Stated problem:
Return the lines from the one with "Convert this chart to matplotlib code." through the one with "handletextpad=0.15, columnspacing=2.2)", exactly as they appear and with no pictures.

Data supplied:
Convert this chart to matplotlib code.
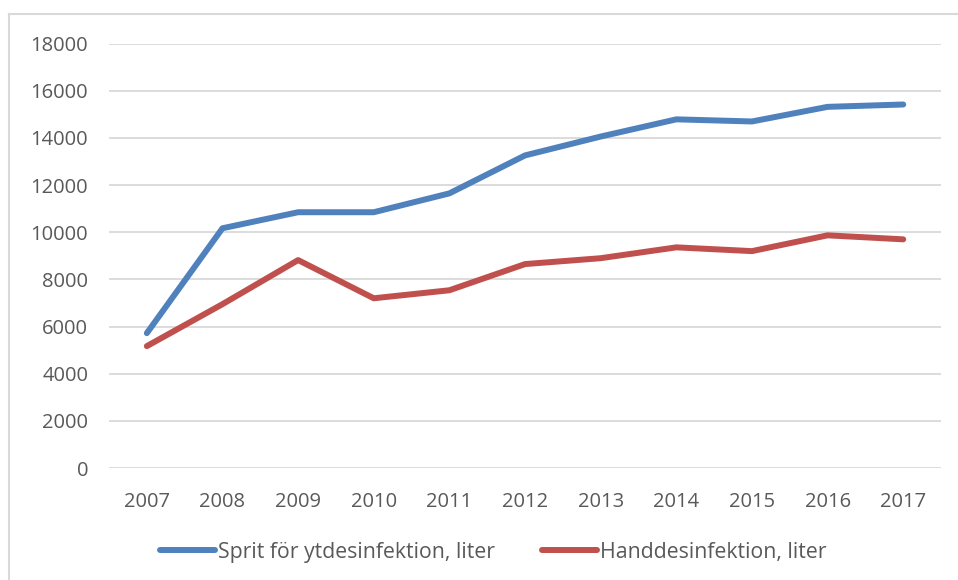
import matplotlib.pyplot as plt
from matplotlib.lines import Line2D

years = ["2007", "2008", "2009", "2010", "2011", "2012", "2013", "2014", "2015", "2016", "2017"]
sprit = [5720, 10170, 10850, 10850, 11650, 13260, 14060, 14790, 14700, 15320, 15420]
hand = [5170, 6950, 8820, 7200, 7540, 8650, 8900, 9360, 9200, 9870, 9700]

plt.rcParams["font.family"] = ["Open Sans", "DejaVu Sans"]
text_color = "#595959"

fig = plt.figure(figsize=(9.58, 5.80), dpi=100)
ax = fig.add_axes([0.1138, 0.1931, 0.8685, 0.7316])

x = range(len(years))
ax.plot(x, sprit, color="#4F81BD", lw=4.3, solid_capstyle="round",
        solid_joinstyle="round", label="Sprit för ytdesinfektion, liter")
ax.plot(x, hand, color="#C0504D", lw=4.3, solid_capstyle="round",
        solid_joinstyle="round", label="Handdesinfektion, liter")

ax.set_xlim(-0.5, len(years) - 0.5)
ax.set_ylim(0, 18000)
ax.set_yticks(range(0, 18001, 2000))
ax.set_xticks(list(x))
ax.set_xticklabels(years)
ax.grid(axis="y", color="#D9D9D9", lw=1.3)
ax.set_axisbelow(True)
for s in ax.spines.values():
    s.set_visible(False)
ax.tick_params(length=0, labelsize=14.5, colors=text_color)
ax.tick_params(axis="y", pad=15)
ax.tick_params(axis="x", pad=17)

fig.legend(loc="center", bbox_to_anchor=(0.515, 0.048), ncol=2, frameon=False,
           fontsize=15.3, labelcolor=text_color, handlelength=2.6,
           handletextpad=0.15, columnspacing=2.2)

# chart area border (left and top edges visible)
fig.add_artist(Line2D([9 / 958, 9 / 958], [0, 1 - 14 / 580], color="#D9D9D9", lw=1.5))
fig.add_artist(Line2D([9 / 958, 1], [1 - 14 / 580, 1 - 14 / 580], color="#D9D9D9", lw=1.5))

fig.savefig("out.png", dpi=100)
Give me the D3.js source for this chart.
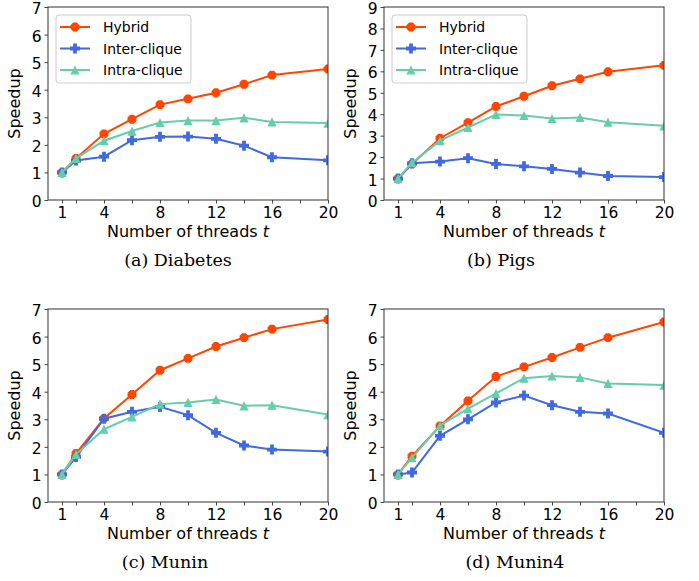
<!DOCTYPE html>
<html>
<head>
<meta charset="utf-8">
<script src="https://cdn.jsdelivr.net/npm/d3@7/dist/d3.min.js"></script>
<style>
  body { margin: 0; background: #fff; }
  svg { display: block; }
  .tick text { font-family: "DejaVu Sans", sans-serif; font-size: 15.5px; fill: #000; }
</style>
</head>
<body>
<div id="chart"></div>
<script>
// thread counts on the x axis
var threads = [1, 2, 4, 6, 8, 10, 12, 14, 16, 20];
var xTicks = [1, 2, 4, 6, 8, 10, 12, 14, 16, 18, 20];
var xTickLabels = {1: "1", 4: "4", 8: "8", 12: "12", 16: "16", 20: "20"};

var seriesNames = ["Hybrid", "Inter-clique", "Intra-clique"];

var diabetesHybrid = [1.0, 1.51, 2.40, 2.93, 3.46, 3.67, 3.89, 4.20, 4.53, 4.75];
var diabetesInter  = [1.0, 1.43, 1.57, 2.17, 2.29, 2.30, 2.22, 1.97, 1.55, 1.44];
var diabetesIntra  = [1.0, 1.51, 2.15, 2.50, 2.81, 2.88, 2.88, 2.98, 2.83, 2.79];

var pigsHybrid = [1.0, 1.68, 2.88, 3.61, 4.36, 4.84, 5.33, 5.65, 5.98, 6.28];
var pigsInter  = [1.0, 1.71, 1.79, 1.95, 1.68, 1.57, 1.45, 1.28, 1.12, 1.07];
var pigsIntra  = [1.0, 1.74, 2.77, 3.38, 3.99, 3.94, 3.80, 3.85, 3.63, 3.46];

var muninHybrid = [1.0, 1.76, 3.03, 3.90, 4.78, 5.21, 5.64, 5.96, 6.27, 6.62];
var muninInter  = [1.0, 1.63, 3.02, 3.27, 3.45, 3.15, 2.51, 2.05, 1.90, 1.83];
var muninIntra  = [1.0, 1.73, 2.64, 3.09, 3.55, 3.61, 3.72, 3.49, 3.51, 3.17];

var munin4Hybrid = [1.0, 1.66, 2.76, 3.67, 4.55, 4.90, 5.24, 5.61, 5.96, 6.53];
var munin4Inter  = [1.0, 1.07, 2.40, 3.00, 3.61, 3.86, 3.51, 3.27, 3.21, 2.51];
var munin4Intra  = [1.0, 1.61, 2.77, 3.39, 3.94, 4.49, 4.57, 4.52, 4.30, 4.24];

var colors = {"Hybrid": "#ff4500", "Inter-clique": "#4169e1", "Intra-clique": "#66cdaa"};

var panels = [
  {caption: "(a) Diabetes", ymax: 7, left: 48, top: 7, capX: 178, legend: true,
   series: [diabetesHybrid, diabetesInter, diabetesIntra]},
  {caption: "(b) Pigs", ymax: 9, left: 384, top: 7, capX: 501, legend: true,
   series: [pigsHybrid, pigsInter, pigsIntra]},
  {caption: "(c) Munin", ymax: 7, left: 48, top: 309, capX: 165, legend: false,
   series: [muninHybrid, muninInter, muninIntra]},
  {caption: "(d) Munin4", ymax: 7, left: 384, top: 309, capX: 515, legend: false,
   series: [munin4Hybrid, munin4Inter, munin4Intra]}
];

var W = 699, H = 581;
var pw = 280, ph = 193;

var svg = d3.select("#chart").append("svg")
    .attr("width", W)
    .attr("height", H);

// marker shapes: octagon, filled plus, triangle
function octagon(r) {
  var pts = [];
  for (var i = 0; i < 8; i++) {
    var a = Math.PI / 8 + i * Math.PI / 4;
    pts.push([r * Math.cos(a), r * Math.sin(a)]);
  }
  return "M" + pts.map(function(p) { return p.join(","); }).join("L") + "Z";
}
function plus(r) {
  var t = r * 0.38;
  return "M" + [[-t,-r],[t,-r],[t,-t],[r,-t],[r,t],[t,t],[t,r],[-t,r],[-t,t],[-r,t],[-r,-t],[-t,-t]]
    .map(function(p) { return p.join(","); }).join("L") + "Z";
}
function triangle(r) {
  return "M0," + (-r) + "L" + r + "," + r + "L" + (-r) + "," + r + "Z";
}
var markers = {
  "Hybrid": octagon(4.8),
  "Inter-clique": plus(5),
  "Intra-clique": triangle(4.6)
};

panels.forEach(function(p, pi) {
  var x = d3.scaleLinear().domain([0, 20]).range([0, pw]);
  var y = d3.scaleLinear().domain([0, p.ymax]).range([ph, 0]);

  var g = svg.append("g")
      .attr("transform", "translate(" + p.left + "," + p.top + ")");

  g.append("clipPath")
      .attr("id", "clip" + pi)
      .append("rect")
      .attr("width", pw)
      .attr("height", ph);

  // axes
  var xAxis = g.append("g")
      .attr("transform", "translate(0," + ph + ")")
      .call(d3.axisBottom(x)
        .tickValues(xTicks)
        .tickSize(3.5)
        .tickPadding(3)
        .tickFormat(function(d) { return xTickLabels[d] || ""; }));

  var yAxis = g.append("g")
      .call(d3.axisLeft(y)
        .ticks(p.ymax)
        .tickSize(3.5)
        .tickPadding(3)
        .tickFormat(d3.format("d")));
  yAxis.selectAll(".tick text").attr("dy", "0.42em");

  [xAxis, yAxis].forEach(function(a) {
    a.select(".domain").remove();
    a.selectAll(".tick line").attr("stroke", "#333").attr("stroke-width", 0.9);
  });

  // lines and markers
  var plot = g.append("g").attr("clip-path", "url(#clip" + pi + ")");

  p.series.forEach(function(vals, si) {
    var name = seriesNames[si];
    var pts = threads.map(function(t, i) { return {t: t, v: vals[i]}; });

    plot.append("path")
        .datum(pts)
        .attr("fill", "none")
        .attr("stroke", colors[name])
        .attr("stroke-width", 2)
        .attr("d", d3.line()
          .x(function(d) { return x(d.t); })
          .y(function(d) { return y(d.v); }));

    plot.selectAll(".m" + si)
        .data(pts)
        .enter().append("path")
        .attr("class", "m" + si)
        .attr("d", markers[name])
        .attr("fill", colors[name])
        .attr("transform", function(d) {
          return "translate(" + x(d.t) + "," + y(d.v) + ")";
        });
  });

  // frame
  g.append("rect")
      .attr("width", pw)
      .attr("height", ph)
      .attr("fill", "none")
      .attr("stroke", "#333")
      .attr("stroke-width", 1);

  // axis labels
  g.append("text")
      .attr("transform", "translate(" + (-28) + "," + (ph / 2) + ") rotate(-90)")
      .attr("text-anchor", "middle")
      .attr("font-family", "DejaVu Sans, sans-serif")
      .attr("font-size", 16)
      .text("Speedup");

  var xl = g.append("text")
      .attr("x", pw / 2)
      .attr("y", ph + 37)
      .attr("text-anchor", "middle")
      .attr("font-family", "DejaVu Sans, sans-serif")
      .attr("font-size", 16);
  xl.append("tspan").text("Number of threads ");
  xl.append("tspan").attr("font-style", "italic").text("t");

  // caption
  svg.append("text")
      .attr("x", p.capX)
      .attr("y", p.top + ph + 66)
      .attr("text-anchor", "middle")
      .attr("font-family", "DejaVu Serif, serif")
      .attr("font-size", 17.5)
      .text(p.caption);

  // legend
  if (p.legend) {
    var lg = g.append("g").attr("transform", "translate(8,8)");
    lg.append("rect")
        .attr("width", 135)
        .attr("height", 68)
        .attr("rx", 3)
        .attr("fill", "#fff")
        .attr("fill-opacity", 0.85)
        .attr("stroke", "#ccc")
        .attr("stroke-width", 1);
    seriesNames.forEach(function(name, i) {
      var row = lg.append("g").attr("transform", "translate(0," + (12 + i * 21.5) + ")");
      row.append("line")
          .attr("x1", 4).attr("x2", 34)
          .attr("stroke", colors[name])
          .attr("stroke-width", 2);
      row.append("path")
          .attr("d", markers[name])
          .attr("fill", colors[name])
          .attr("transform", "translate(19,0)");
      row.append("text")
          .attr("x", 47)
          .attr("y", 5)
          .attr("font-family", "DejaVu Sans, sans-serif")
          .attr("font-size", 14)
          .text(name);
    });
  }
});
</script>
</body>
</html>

* * *

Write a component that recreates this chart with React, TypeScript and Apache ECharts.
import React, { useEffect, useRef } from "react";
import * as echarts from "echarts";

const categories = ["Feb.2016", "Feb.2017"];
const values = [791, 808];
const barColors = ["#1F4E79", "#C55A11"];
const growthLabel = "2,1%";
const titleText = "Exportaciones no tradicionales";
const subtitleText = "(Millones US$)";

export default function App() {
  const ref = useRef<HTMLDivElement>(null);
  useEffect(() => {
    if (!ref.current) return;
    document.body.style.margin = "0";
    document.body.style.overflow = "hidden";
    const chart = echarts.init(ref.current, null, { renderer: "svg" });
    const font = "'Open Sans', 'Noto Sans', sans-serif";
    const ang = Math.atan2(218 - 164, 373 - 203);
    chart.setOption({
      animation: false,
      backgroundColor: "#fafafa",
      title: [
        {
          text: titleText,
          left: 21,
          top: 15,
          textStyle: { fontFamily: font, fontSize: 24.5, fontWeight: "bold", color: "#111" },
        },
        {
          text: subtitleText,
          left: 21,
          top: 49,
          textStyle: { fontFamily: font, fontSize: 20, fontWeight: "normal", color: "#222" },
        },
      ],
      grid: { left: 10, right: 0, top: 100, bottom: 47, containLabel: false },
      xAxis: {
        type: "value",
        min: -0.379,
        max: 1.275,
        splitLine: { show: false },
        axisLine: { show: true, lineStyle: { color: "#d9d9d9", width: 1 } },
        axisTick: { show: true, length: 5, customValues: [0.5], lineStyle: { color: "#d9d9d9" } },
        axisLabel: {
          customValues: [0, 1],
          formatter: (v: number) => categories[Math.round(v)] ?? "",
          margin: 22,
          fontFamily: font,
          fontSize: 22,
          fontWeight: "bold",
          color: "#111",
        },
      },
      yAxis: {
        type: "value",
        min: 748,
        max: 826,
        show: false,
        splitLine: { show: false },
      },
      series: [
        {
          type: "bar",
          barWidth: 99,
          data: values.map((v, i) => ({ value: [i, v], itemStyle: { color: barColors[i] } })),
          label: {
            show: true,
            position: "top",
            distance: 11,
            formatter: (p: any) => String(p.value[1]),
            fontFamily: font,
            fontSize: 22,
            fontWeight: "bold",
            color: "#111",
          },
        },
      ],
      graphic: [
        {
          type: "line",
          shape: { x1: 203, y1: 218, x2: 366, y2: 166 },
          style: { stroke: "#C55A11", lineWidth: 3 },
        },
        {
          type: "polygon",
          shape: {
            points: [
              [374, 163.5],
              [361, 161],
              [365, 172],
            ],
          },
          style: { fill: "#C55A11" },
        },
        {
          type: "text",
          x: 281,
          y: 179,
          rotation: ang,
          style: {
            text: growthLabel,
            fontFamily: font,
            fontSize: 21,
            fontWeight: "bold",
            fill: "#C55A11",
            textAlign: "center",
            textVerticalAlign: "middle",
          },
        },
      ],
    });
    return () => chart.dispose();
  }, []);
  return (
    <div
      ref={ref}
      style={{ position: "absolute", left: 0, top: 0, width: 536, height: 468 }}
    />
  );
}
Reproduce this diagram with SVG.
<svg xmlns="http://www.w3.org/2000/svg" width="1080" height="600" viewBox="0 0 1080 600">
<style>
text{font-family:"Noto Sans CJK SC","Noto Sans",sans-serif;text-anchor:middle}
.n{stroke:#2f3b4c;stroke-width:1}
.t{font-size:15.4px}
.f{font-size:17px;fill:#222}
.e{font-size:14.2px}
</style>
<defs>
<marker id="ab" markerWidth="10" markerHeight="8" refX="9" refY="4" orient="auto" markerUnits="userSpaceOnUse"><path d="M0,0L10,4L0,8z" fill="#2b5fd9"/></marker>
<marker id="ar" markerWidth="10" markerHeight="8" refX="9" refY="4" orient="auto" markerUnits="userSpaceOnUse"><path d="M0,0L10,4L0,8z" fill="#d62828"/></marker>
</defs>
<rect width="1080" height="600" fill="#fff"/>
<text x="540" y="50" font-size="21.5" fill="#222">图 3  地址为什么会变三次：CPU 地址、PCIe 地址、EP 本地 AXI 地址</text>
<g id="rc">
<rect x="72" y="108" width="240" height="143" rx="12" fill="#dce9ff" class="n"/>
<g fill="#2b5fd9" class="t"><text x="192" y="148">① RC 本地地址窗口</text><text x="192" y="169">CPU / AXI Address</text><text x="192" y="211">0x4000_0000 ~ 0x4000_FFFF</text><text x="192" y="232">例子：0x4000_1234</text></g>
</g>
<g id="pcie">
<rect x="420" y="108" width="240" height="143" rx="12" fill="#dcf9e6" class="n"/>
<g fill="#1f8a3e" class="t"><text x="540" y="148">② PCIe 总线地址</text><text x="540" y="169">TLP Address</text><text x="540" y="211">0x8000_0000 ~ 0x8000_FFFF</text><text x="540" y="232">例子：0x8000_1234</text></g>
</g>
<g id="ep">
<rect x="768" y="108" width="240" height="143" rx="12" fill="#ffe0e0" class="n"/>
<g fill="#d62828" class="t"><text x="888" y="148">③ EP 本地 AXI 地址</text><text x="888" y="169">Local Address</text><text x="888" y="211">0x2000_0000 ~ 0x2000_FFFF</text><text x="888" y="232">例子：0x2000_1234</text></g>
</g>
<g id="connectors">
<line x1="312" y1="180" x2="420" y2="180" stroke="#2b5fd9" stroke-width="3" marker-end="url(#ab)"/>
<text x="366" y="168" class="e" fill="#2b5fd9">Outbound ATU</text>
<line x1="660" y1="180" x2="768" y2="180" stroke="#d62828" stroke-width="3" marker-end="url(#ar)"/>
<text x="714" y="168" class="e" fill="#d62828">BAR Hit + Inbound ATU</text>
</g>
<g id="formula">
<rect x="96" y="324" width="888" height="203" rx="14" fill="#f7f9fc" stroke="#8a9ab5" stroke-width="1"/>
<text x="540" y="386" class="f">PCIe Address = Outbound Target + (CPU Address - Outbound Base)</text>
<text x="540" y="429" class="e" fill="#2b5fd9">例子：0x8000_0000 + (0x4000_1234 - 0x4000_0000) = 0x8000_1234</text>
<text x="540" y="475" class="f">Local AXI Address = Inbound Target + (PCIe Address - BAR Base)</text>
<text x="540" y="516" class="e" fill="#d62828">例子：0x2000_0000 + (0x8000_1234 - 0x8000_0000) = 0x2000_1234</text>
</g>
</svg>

Answer to the task:
Convert this chart to matplotlib code.
import matplotlib.pyplot as plt
from matplotlib.lines import Line2D

years = ["2007", "2008", "2009", "2010", "2011", "2012", "2013", "2014", "2015", "2016", "2017"]
sprit = [5720, 10170, 10850, 10850, 11650, 13260, 14060, 14790, 14700, 15320, 15420]
hand = [5170, 6950, 8820, 7200, 7540, 8650, 8900, 9360, 9200, 9870, 9700]

plt.rcParams["font.family"] = ["Open Sans", "DejaVu Sans"]
text_color = "#595959"

fig = plt.figure(figsize=(9.58, 5.80), dpi=100)
ax = fig.add_axes([0.1138, 0.1931, 0.8685, 0.7316])

x = range(len(years))
ax.plot(x, sprit, color="#4F81BD", lw=4.3, solid_capstyle="round",
        solid_joinstyle="round", label="Sprit för ytdesinfektion, liter")
ax.plot(x, hand, color="#C0504D", lw=4.3, solid_capstyle="round",
        solid_joinstyle="round", label="Handdesinfektion, liter")

ax.set_xlim(-0.5, len(years) - 0.5)
ax.set_ylim(0, 18000)
ax.set_yticks(range(0, 18001, 2000))
ax.set_xticks(list(x))
ax.set_xticklabels(years)
ax.grid(axis="y", color="#D9D9D9", lw=1.3)
ax.set_axisbelow(True)
for s in ax.spines.values():
    s.set_visible(False)
ax.tick_params(length=0, labelsize=14.5, colors=text_color)
ax.tick_params(axis="y", pad=15)
ax.tick_params(axis="x", pad=17)

fig.legend(loc="center", bbox_to_anchor=(0.515, 0.048), ncol=2, frameon=False,
           fontsize=15.3, labelcolor=text_color, handlelength=2.6,
           handletextpad=0.15, columnspacing=2.2)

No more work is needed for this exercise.